### Work instructions
Skip every picture, and extract verbatim the lines from the line containing "What Plotly code" to the line containing "hours = list(range(0, 44))", both lines included.

* * *

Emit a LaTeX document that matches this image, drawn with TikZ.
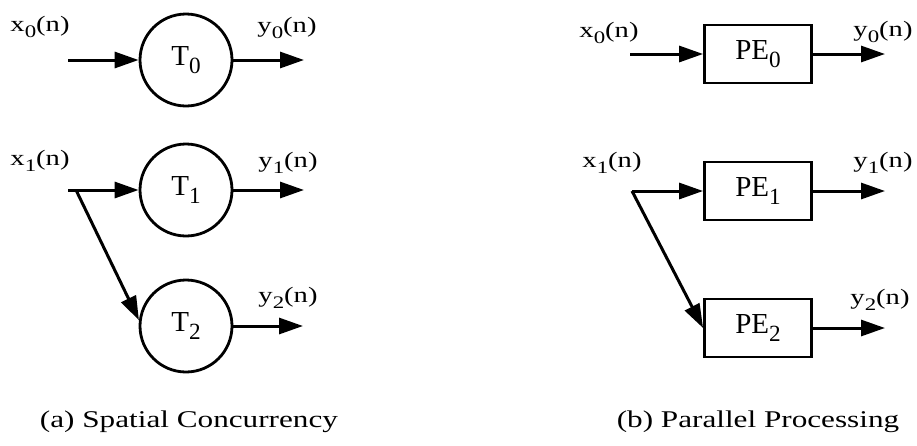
\documentclass[tikz,border=0pt]{standalone}
\usepackage{fontspec}
\setmainfont{Liberation Serif}
\newfontfamily\widefont[FakeStretch=1.3]{Liberation Serif}
\usetikzlibrary{arrows.meta}
\newcommand\dn[1]{\raisebox{-0.3em}{\scalebox{0.8}{#1}}}
\begin{document}
\begin{tikzpicture}[x=1pt,y=-1pt,
  flow/.style={line width=3pt,-{Triangle[length=24pt,width=16pt]}},
  proc/.style={circle,draw,line width=2.8pt,minimum size=92pt,inner sep=0pt,font=\fontsize{29}{29}\selectfont},
  pebox/.style={rectangle,draw,line width=2.8pt,minimum width=107pt,minimum height=58pt,inner sep=0pt,font=\fontsize{29}{29}\selectfont},
  lbl/.style={font=\widefont\fontsize{22}{22}\selectfont,inner sep=0pt},
  captext/.style={font=\widefont\fontsize{24}{24}\selectfont,inner sep=0pt,anchor=base}]
\useasboundingbox (0,0) rectangle (917,445);
% (a) Spatial Concurrency
\node[proc] (T0) at (186,60) {T\dn{0}};
\node[proc] (T1) at (186,190) {T\dn{1}};
\node[proc] (T2) at (186,326) {T\dn{2}};
\coordinate (a0) at (68,60);
\coordinate (o0) at (304,60);
\coordinate (a1) at (68,190);
\coordinate (a1d) at (76,190);
\coordinate (o1) at (304,190);
\coordinate (o2) at (303,326);
\node[lbl] (lx0) at (40,27) {x\dn{0}(n)};
\node[lbl] (ly0) at (287,28) {y\dn{0}(n)};
\node[lbl] (lx1) at (40,161) {x\dn{1}(n)};
\node[lbl] (ly1) at (288,163) {y\dn{1}(n)};
\node[lbl] (ly2) at (288,298) {y\dn{2}(n)};
\draw[flow] (a0) -- (T0);
\draw[flow] (T0) -- (o0);
\draw[flow] (a1) -- (T1);
\draw[flow] (T1) -- (o1);
\draw[flow] (a1d) -- (T2.173);
\draw[flow] (T2) -- (o2);
\node[captext] (capa) at (189,427) {(a) Spatial Concurrency};
% (b) Parallel Processing
\node[pebox] (P0) at (758,54) {PE\dn{0}};
\node[pebox] (P1) at (758,191) {PE\dn{1}};
\node[pebox] (P2) at (758,328) {PE\dn{2}};
\coordinate (c0) at (630,54);
\coordinate (p0) at (885,54);
\coordinate (c1) at (632,191);
\coordinate (p1) at (885,191);
\coordinate (p2) at (885,328);
\node[lbl] (rx0) at (609,33) {x\dn{0}(n)};
\node[lbl] (ry0) at (883,32) {y\dn{0}(n)};
\node[lbl] (rx1) at (612,163) {x\dn{1}(n)};
\node[lbl] (ry1) at (883,163) {y\dn{1}(n)};
\node[lbl] (ry2) at (880,300) {y\dn{2}(n)};
\draw[flow] (c0) -- (P0);
\draw[flow] (P0) -- (p0);
\draw[flow] (c1) -- (P1);
\draw[flow] (P1) -- (p1);
\draw[flow] (c1) -- (P2.west);
\draw[flow] (P2) -- (p2);
\node[captext] (capb) at (758,427) {(b) Parallel Processing};
\end{tikzpicture}
\end{document}
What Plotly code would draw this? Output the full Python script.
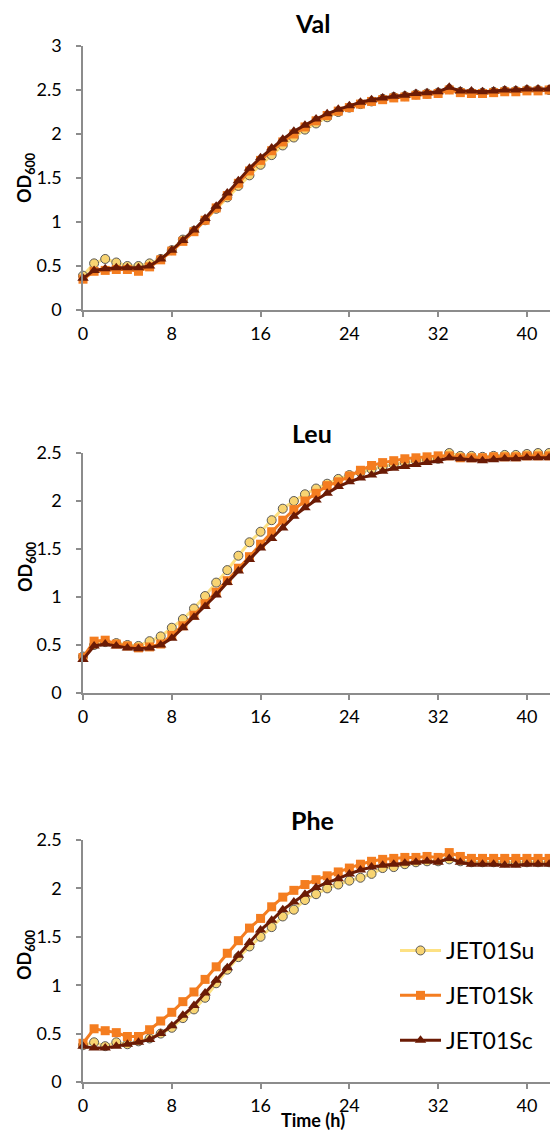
import plotly.graph_objects as go

hours = list(range(0, 44))

# OD600 readings
val_su = [0.39, 0.53, 0.58, 0.54, 0.50, 0.50, 0.53, 0.58, 0.68, 0.80,
          0.90, 1.02, 1.15, 1.28, 1.41, 1.53, 1.65, 1.76, 1.87, 1.96,
          2.05, 2.12, 2.19, 2.25, 2.30, 2.34, 2.37, 2.40, 2.42, 2.43,
          2.45, 2.46, 2.47, 2.51, 2.48, 2.47, 2.47, 2.48, 2.49, 2.49,
          2.50, 2.50, 2.50, 2.50]
val_sk = [0.35, 0.44, 0.45, 0.46, 0.46, 0.44, 0.49, 0.57, 0.67, 0.78,
          0.89, 1.02, 1.16, 1.30, 1.44, 1.58, 1.70, 1.81, 1.91, 2.00,
          2.08, 2.15, 2.21, 2.26, 2.30, 2.34, 2.37, 2.39, 2.41, 2.42,
          2.44, 2.45, 2.46, 2.50, 2.47, 2.46, 2.46, 2.47, 2.48, 2.48,
          2.49, 2.49, 2.50, 2.50]
val_sc = [0.36, 0.45, 0.47, 0.48, 0.48, 0.48, 0.50, 0.58, 0.68, 0.79,
          0.91, 1.04, 1.18, 1.33, 1.47, 1.61, 1.73, 1.84, 1.94, 2.03,
          2.10, 2.17, 2.23, 2.28, 2.32, 2.36, 2.39, 2.41, 2.43, 2.44,
          2.46, 2.47, 2.48, 2.53, 2.49, 2.49, 2.48, 2.49, 2.50, 2.50,
          2.51, 2.51, 2.51, 2.51]

leu_su = [0.38, 0.50, 0.53, 0.52, 0.50, 0.49, 0.54, 0.59, 0.68, 0.77,
          0.88, 1.01, 1.15, 1.28, 1.43, 1.57, 1.68, 1.80, 1.92, 2.00,
          2.07, 2.13, 2.18, 2.23, 2.27, 2.30, 2.33, 2.36, 2.38, 2.40,
          2.42, 2.43, 2.44, 2.50, 2.47, 2.47, 2.46, 2.47, 2.48, 2.48,
          2.49, 2.50, 2.50, 2.49]
leu_sk = [0.37, 0.54, 0.55, 0.51, 0.49, 0.47, 0.48, 0.51, 0.60, 0.70,
          0.81, 0.93, 1.05, 1.17, 1.30, 1.42, 1.55, 1.68, 1.80, 1.91,
          2.00, 2.08, 2.16, 2.20, 2.26, 2.32, 2.37, 2.40, 2.42, 2.44,
          2.45, 2.46, 2.47, 2.47, 2.45, 2.45, 2.45, 2.46, 2.46, 2.46,
          2.47, 2.47, 2.47, 2.47]
leu_sc = [0.35, 0.49, 0.51, 0.49, 0.47, 0.46, 0.47, 0.50, 0.57, 0.68,
          0.79, 0.90, 1.02, 1.15, 1.27, 1.39, 1.51, 1.61, 1.72, 1.84,
          1.93, 2.01, 2.08, 2.15, 2.20, 2.24, 2.27, 2.31, 2.34, 2.36,
          2.38, 2.40, 2.42, 2.45, 2.44, 2.43, 2.42, 2.43, 2.44, 2.44,
          2.45, 2.45, 2.45, 2.45]

phe_su = [0.38, 0.41, 0.37, 0.41, 0.39, 0.42, 0.45, 0.50, 0.56, 0.66,
          0.75, 0.87, 1.02, 1.16, 1.29, 1.40, 1.50, 1.60, 1.71, 1.78,
          1.88, 1.94, 2.00, 2.04, 2.08, 2.11, 2.15, 2.21, 2.22, 2.25,
          2.27, 2.28, 2.28, 2.30, 2.28, 2.27, 2.27, 2.27, 2.27, 2.27,
          2.27, 2.27, 2.27, 2.27]
phe_sk = [0.40, 0.55, 0.53, 0.51, 0.47, 0.47, 0.54, 0.63, 0.72, 0.83,
          0.93, 1.06, 1.19, 1.33, 1.46, 1.59, 1.69, 1.81, 1.91, 1.98,
          2.04, 2.09, 2.13, 2.17, 2.21, 2.25, 2.28, 2.30, 2.31, 2.32,
          2.32, 2.33, 2.32, 2.37, 2.33, 2.31, 2.31, 2.31, 2.31, 2.31,
          2.31, 2.31, 2.31, 2.31]
phe_sc = [0.37, 0.35, 0.35, 0.37, 0.39, 0.41, 0.44, 0.50, 0.58, 0.69,
          0.79, 0.92, 1.05, 1.18, 1.31, 1.44, 1.57, 1.67, 1.78, 1.86,
          1.94, 2.01, 2.06, 2.10, 2.15, 2.19, 2.22, 2.24, 2.25, 2.26,
          2.27, 2.28, 2.27, 2.31, 2.27, 2.25, 2.25, 2.25, 2.24, 2.24,
          2.25, 2.25, 2.25, 2.25]

panel_titles = ['Val', 'Leu', 'Phe']
strains = ['JET01Su', 'JET01Sk', 'JET01Sc']
panels = [
    [val_su, val_sk, val_sc],
    [leu_su, leu_sk, leu_sc],
    [phe_su, phe_sk, phe_sc],
]
y_max = [3, 2.5, 2.5]
x_ticks = [0, 8, 16, 24, 32, 40]

# styles per strain
line_colors = ['#FDE183', '#F47D20', '#6B1B05']
marker_colors = ['#F8D472', '#F47D20', '#6B1B05']
symbols = ['circle', 'square', 'triangle-up']
marker_sizes = [9, 9, 10]
marker_lines = [dict(color='#595959', width=1), dict(width=0), dict(width=0)]

# the page body has an 8px margin, so the figure is 8px smaller than the window
OFF = 8
W, H = 558 - OFF, 1137 - OFF
left = 83 - OFF
# plot area pixel tops / bottoms (window pixels) for the three panels
tops = [46, 453, 840]
bottoms = [310, 693, 1082]


def px(x):
    return (x - OFF - left) / (W - left)


def py(y):
    return 1 - (y - OFF) / H


fig = go.Figure()

for p in range(3):
    suffix = '' if p == 0 else str(p + 1)
    for s in range(3):
        fig.add_trace(go.Scatter(
            x=hours,
            y=panels[p][s],
            name=strains[s],
            mode='lines+markers',
            line=dict(color=line_colors[s], width=3),
            marker=dict(symbol=symbols[s], size=marker_sizes[s],
                        color=marker_colors[s], line=marker_lines[s]),
            xaxis='x' + suffix,
            yaxis='y' + suffix,
            cliponaxis=False,
            showlegend=(p == 2),
            legendgroup=strains[s],
        ))

axis_color = '#8C8C8C'
tick_font = dict(family='Lato', size=18, color='#000000')

layout = dict(
    width=W, height=H,
    margin=dict(l=left, r=0, t=0, b=0),
    plot_bgcolor='white',
    paper_bgcolor='white',
    font=dict(family='Lato', color='#000000'),
    showlegend=True,
    legend=dict(
        x=px(395), y=py(929),
        xanchor='left', yanchor='top',
        font=dict(family='Lato', size=23, color='#000000'),
        bgcolor='rgba(0,0,0,0)',
        tracegroupgap=12,
        traceorder='grouped',
        itemwidth=41,
    ),
)

annotations = []
for p in range(3):
    suffix = '' if p == 0 else str(p + 1)
    ydom = [py(bottoms[p]), py(tops[p])]
    layout['xaxis' + suffix] = dict(
        domain=[0, 1], range=[0, 42.8], anchor='y' + suffix,
        tickvals=x_ticks, ticks='outside', ticklen=5, tickwidth=1.5,
        tickcolor=axis_color, showline=True, linecolor=axis_color,
        linewidth=1.5, showgrid=False, zeroline=False, automargin=False,
        tickfont=tick_font, ticklabelstandoff=2,
    )
    layout['yaxis' + suffix] = dict(
        domain=ydom, range=[0, y_max[p]], anchor='x' + suffix,
        tick0=0, dtick=0.5, ticks='outside', ticklen=5, tickwidth=1.5,
        tickcolor=axis_color, showline=True, linecolor=axis_color,
        linewidth=1.5, showgrid=False, zeroline=False, automargin=False,
        tickfont=tick_font, ticklabelstandoff=11,
    )
    title_y = [23, 433, 820][p]
    annotations.append(dict(
        text='<b>' + panel_titles[p] + '</b>', xref='paper', yref='paper',
        x=px(312), y=py(title_y),
        showarrow=False, font=dict(family='Lato', size=25, color='#000000'),
        xanchor='center', yanchor='middle',
    ))
    od_y = [178, 567, 955][p]
    annotations.append(dict(
        text='<b>OD<sub>600</sub></b>', xref='paper', yref='paper',
        x=px(26), y=py(od_y), textangle=-90,
        showarrow=False, font=dict(family='Lato', size=18, color='#000000'),
        xanchor='center', yanchor='middle',
    ))

annotations.append(dict(
    text='<b>Time (h)</b>', xref='paper', yref='paper',
    x=px(313), y=py(1120),
    showarrow=False, font=dict(family='Lato', size=18, color='#000000'),
    xanchor='center', yanchor='middle',
))
layout['annotations'] = annotations

fig.update_layout(**layout)

fig.write_html("out.html")
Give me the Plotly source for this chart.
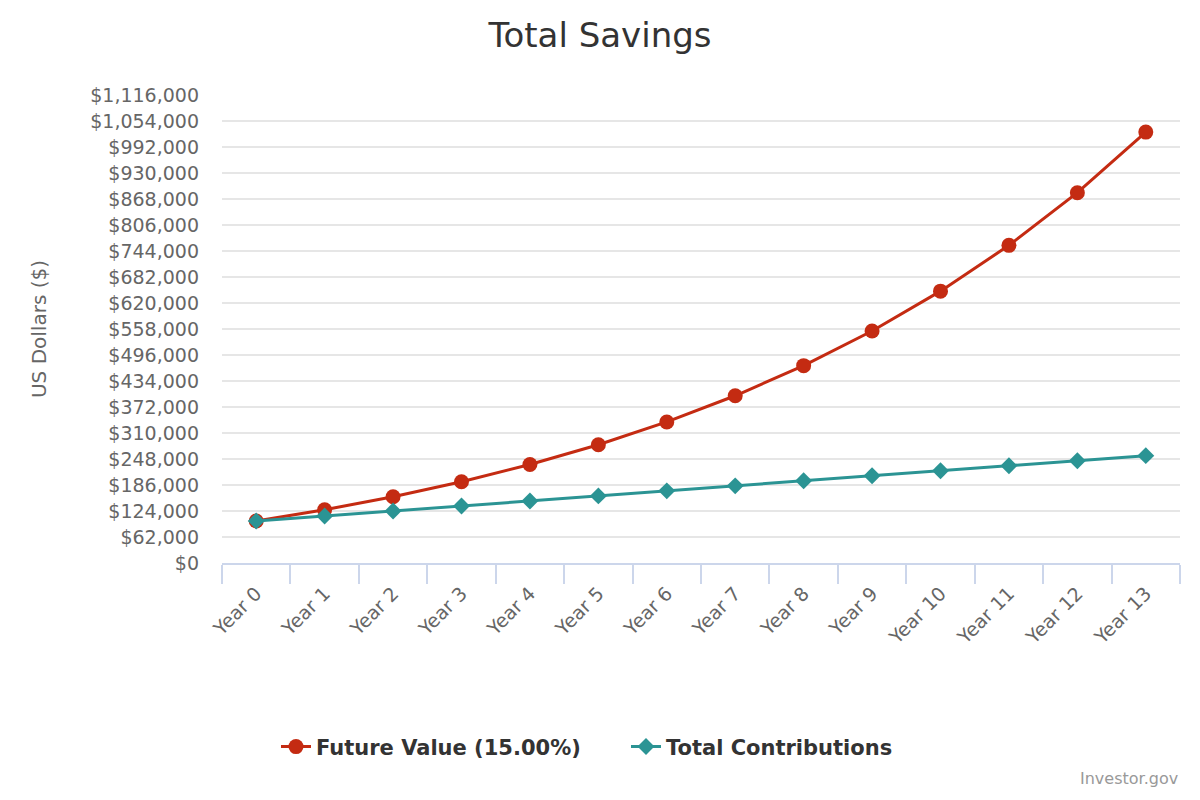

* * *

### Response
What Plotly code would draw this? Output the full Python script.
import plotly.graph_objects as go

hours = list(range(0, 44))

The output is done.